Kick off Monday with overnight oats loaded with chia seeds, banana, and peanut butter — prep it the night before and breakfast is done. Lunch is a Mediterranean chickpea salad with cucumber, tomatoes, feta, and lemon dressing. Dinner: black bean tacos with sautéed peppers, avocado, and lime crema.
Tuesday, those leftover taco fillings go over rice for lunch. No cooking needed. Dinner is vegetable pad thai with tofu, rice noodles, bell peppers, carrots, and a tamarind-lime sauce.
Wednesday morning is a Greek yogurt parfait with granola and mixed berries. Lunch is a hummus and roasted veggie wrap. Dinner: red lentil coconut curry with sweet potato and spinach over long-grain rice. This one's a keeper — make extra.
Thursday, that leftover curry becomes lunch with a dollop of yogurt on top. Dinner switches gears to caprese pasta with cherry tomatoes, fresh mozzarella, basil, and olive oil. Simple, quick, satisfying.
Friday is omelet morning — eggs with bell peppers, onion, and cheddar. Lunch is a big Greek salad with chickpeas and pita. Dinner: crispy baked falafel with tzatziki and pickled vegetables stuffed in warm pita.
Saturday gets a little more relaxed. Whole wheat pancakes with berries to start. Grilled cheese with tomato soup for lunch. Mushroom and spinach risotto for dinner — yes, it takes a bit of stirring, but it's worth it.
Sunday wraps up with a veggie-loaded frittata featuring zucchini, tomatoes, and goat cheese.

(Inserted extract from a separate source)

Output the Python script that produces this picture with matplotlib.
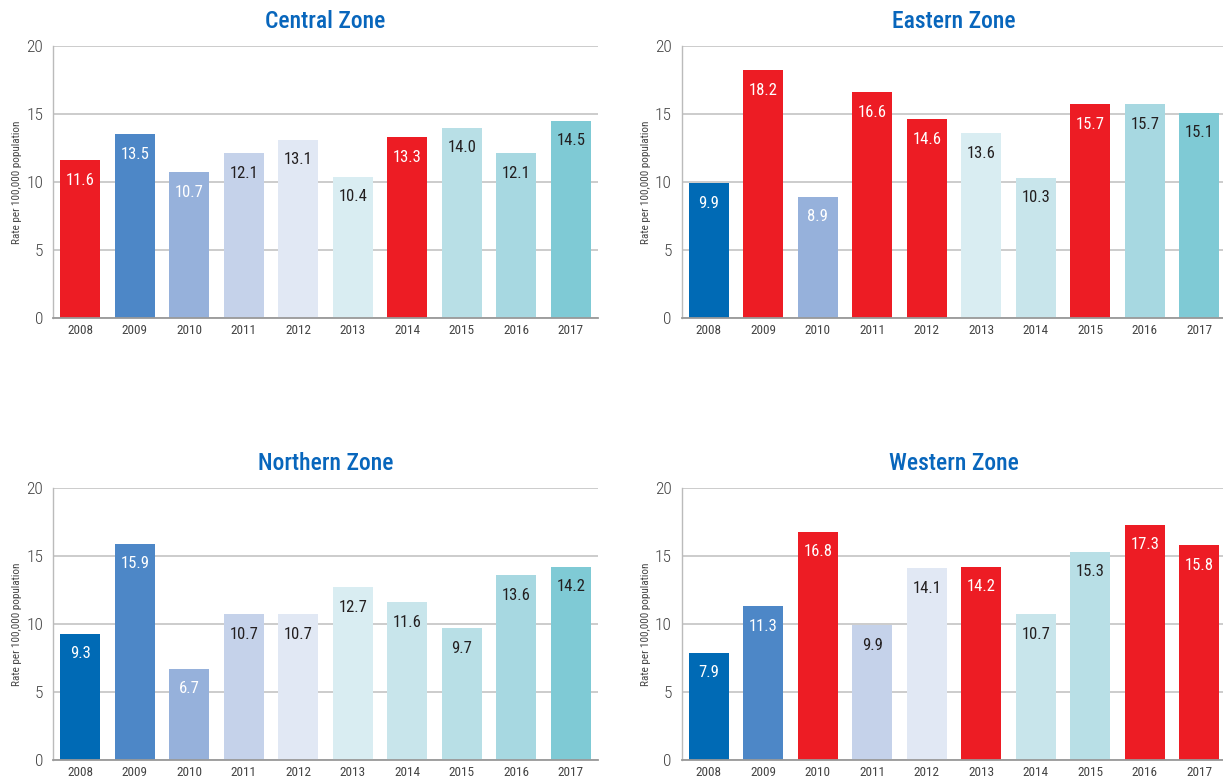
import matplotlib
matplotlib.use('Agg')
import matplotlib.pyplot as plt

plt.rcParams['font.family'] = ['Roboto Condensed', 'Roboto', 'DejaVu Sans']

years = ['2008', '2009', '2010', '2011', '2012', '2013', '2014', '2015', '2016', '2017']

central = [11.6, 13.5, 10.7, 12.1, 13.1, 10.4, 13.3, 14.0, 12.1, 14.5]
eastern = [9.9, 18.2, 8.9, 16.6, 14.6, 13.6, 10.3, 15.7, 15.7, 15.1]
northern = [9.3, 15.9, 6.7, 10.7, 10.7, 12.7, 11.6, 9.7, 13.6, 14.2]
western = [7.9, 11.3, 16.8, 9.9, 14.1, 14.2, 10.7, 15.3, 17.3, 15.8]

# highlighted (red) years per zone
central_red = ['2008', '2014']
eastern_red = ['2009', '2011', '2012', '2015']
northern_red = []
western_red = ['2010', '2013', '2016', '2017']

year_colors = ['#006AB5', '#4D87C7', '#96B1DB', '#C5D2EA', '#E1E8F4',
               '#D9EDF2', '#C8E5EB', '#B8DFE6', '#A7D8E1', '#7FCAD5']
white_text = ['2008', '2009', '2010']
red = '#ED1C24'
dark = '#231F20'

fig = plt.figure(figsize=(12.23, 7.8), dpi=100, facecolor='white')

panels = [
    ('Central Zone', central, central_red, [53/1223, 1-318/780, 545/1223, 272/780]),
    ('Eastern Zone', eastern, eastern_red, [681.5/1223, 1-318/780, 545/1223, 272/780]),
    ('Northern Zone', northern, northern_red, [53/1223, 1-760/780, 545/1223, 272/780]),
    ('Western Zone', western, western_red, [681.5/1223, 1-760/780, 545/1223, 272/780]),
]

for title, vals, reds, pos in panels:
    ax = fig.add_axes(pos)
    x = list(range(len(years)))
    cols = [red if y in reds else c for y, c in zip(years, year_colors)]
    ax.bar(x, vals, width=0.73, color=cols, zorder=2)
    for i, v in enumerate(vals):
        tc = 'white' if (years[i] in reds or years[i] in white_text) else dark
        ax.annotate('%.1f' % v, (i, v), xytext=(0, -9), textcoords='offset points',
                    ha='center', va='top', fontsize=12, color=tc)
    ax.set_xlim(-0.5, 9.5)
    ax.set_ylim(0, 20)
    ax.set_yticks([0, 5, 10, 15, 20])
    ax.set_xticks(x)
    ax.set_xticklabels(years)
    ax.tick_params(axis='y', length=0, pad=7, labelsize=12.5, labelcolor='#444444')
    ax.tick_params(axis='x', length=0, pad=4, labelsize=9.5, labelcolor='#444444')
    for lab in ax.get_yticklabels():
        lab.set_fontweight('light')
    ax.grid(axis='y', color='#C8C8C8', linewidth=1.3, zorder=0)
    ax.set_axisbelow(True)
    ax.spines['top'].set_visible(False)
    ax.spines['right'].set_visible(False)
    ax.spines['left'].set_color('#BBBBBB')
    ax.spines['left'].set_linewidth(1.0)
    ax.spines['bottom'].set_color('#999999')
    ax.spines['bottom'].set_linewidth(1.3)
    ax.set_ylabel('Rate per 100,000 population', fontsize=8, color='#444444', labelpad=3)
    ax.set_title(title, fontsize=17, color='#0866BC', fontweight='medium', pad=13)

fig.savefig('out.png', dpi=100, facecolor='white')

Lunch is leftover risotto with a fried egg on top — honestly one of the best combos. Dinner finishes strong: stuffed bell peppers with quinoa, black beans, corn, and melted cheese.

The Leftovers Strategy

Leftovers here aren't an afterthought — they're the plan. Monday's taco filling becomes Tuesday's rice bowl. Wednesday's curry feeds you again on Thursday. Saturday's risotto becomes Sunday's lunch. That cuts your actual cooking time in half across the week without eating the same thing twice in a row.

What It Costs

Plant proteins are dramatically cheaper than meat. A pound of dried lentils runs about $1.50 and stretches to eight servings. A block of tofu costs $2–3 for four portions. When you center the week around legumes, eggs, and dairy instead of meat, your grocery bill can drop by 40–60%. The full grocery list for two people — produce, proteins, pantry staples — comes in around $44–56 for the week. That's roughly $3–4 per person per day for three meals.

A Few Nutrition Notes

A well-planned vegetarian diet covers most nutritional needs, but a few things are worth keeping an eye on. Vitamin B12 is mainly found in animal products, so if eggs and dairy are part of your routine, you're likely fine. Iron from plant sources absorbs better when paired with vitamin C — think lentils with tomatoes, or spinach alongside citrus. Chia seeds and flaxseed (both in this plan's breakfasts) help cover your omega-3 bases. Zinc shows up in chickpeas, lentils, cashews, and oats, all of which are already on this week's menu.
None of this needs to feel complicated. With a plan like this, the nutritional gaps fill themselves in naturally — you just have to cook it.